When to Use CSS Grid
- Full page layouts (header, sidebar, main, footer)
- Photo galleries with consistent spacing
- Complex card grids
- Magazine-style asymmetric layouts
- Anything where you need control over both dimensions
Quick Practical Tips
1. Use the Right Tool for the Job
Rule of thumb: If your layout is one-directional (a row of buttons, a stack of cards), use flexbox. If you're defining a structure with rows and columns (a dashboard, a pricing table grid), use CSS grid.
They're not mutually exclusive — you can nest a flex container inside a grid cell.
2. Master the Gap Property
Both flexbox and grid support gap, which adds consistent spacing between children. This is cleaner than adding margins to every child element and dealing with margin collapse.
In Webflow: Style Panel → Layout → Gap
3. Use Auto-Fit for Responsive Grids
CSS Grid's auto-fit with minmax() creates responsive grids without writing a single media query:
grid-template-columns: repeat(auto-fit, minmax(250px, 1fr))This tells the grid: "Fit as many 250px columns as possible, but let them grow if there's extra space."
In Webflow, set columns to Auto and define a minimum width — the grid does the rest.
Common Mistakes to Avoid
- Overusing floats — If you're still using floats for layout, stop. They're for wrapping text around images, not building structure. Flexbox and grid replaced floats years ago.
- Nesting flex containers unnecessarily — Three nested flexboxes often means you should've used grid. Deep nesting creates fragile layouts that break when content changes.
- Ignoring min-width on flex children — Without a minimum width, flex children can shrink to unreadable sizes on narrow screens.
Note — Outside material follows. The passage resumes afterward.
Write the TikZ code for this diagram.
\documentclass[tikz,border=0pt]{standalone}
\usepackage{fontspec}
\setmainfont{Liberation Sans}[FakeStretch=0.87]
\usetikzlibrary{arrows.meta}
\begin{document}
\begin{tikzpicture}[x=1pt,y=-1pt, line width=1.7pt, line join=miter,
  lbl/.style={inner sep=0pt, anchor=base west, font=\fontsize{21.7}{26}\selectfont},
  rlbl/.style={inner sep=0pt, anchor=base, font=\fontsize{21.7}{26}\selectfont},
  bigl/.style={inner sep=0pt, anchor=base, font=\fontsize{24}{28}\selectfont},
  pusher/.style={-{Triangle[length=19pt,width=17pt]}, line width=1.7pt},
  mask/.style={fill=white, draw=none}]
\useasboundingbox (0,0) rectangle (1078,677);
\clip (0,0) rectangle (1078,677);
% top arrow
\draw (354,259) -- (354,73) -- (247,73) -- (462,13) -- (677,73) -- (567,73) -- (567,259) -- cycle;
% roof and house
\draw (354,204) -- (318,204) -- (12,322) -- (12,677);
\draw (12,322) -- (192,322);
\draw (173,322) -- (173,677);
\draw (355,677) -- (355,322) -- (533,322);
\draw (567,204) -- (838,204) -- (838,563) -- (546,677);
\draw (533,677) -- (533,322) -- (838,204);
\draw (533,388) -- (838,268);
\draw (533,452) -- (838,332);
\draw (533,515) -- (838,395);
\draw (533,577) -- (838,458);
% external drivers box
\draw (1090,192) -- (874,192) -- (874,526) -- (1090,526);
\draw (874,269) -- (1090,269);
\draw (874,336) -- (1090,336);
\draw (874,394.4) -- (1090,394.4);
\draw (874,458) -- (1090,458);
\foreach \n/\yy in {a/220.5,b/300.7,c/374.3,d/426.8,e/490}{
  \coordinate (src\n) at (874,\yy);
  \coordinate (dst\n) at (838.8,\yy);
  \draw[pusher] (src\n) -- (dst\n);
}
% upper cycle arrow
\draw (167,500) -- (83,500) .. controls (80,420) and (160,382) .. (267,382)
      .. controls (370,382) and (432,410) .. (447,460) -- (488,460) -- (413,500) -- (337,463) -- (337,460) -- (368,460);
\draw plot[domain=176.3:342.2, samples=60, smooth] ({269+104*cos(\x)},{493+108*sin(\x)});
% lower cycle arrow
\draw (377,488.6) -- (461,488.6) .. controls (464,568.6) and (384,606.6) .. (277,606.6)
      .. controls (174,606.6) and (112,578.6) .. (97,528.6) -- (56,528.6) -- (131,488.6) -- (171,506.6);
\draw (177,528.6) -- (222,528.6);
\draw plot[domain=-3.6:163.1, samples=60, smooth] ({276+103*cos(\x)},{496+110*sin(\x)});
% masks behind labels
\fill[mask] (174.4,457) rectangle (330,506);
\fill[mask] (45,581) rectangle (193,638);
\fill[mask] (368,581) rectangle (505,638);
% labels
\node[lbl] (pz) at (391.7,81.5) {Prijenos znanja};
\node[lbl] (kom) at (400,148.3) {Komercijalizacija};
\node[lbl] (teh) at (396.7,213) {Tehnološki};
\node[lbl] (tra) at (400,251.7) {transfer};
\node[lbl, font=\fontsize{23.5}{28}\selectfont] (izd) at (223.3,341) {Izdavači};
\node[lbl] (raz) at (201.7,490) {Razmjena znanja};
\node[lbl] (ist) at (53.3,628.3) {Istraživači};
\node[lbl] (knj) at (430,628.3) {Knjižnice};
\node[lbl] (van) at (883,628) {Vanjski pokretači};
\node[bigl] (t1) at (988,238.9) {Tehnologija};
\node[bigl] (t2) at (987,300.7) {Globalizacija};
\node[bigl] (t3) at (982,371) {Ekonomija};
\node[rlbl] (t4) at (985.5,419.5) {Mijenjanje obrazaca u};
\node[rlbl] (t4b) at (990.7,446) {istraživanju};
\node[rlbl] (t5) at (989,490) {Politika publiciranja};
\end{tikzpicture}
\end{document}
Always set
min-widthon critical content elements.
Quick Reference
| Layout Need | Use |
| Navigation bar | Flexbox |
| Hero with centered content | Flexbox |
| 3-column card grid | CSS Grid |
| Equal-height columns | Flexbox with align: stretch |
| Dashboard layout | CSS Grid |
| Buttons in a row | Flexbox |
| Photo gallery | CSS Grid with gap |
Conclusion
Flexbox and CSS Grid aren't competing tools — they're complementary. Flexbox gives you flexible, one-dimensional control. Grid gives you structured, two-dimensional precision. Learn both, use the right one for each situation, and your Webflow layouts will be cleaner, faster to build, and more responsive.
The Webflow Designer makes these concepts visual. Play with the alignment grid. Experiment with gap. Try auto-fit for responsive grids. Once it clicks, you'll wonder how you ever built layouts without them.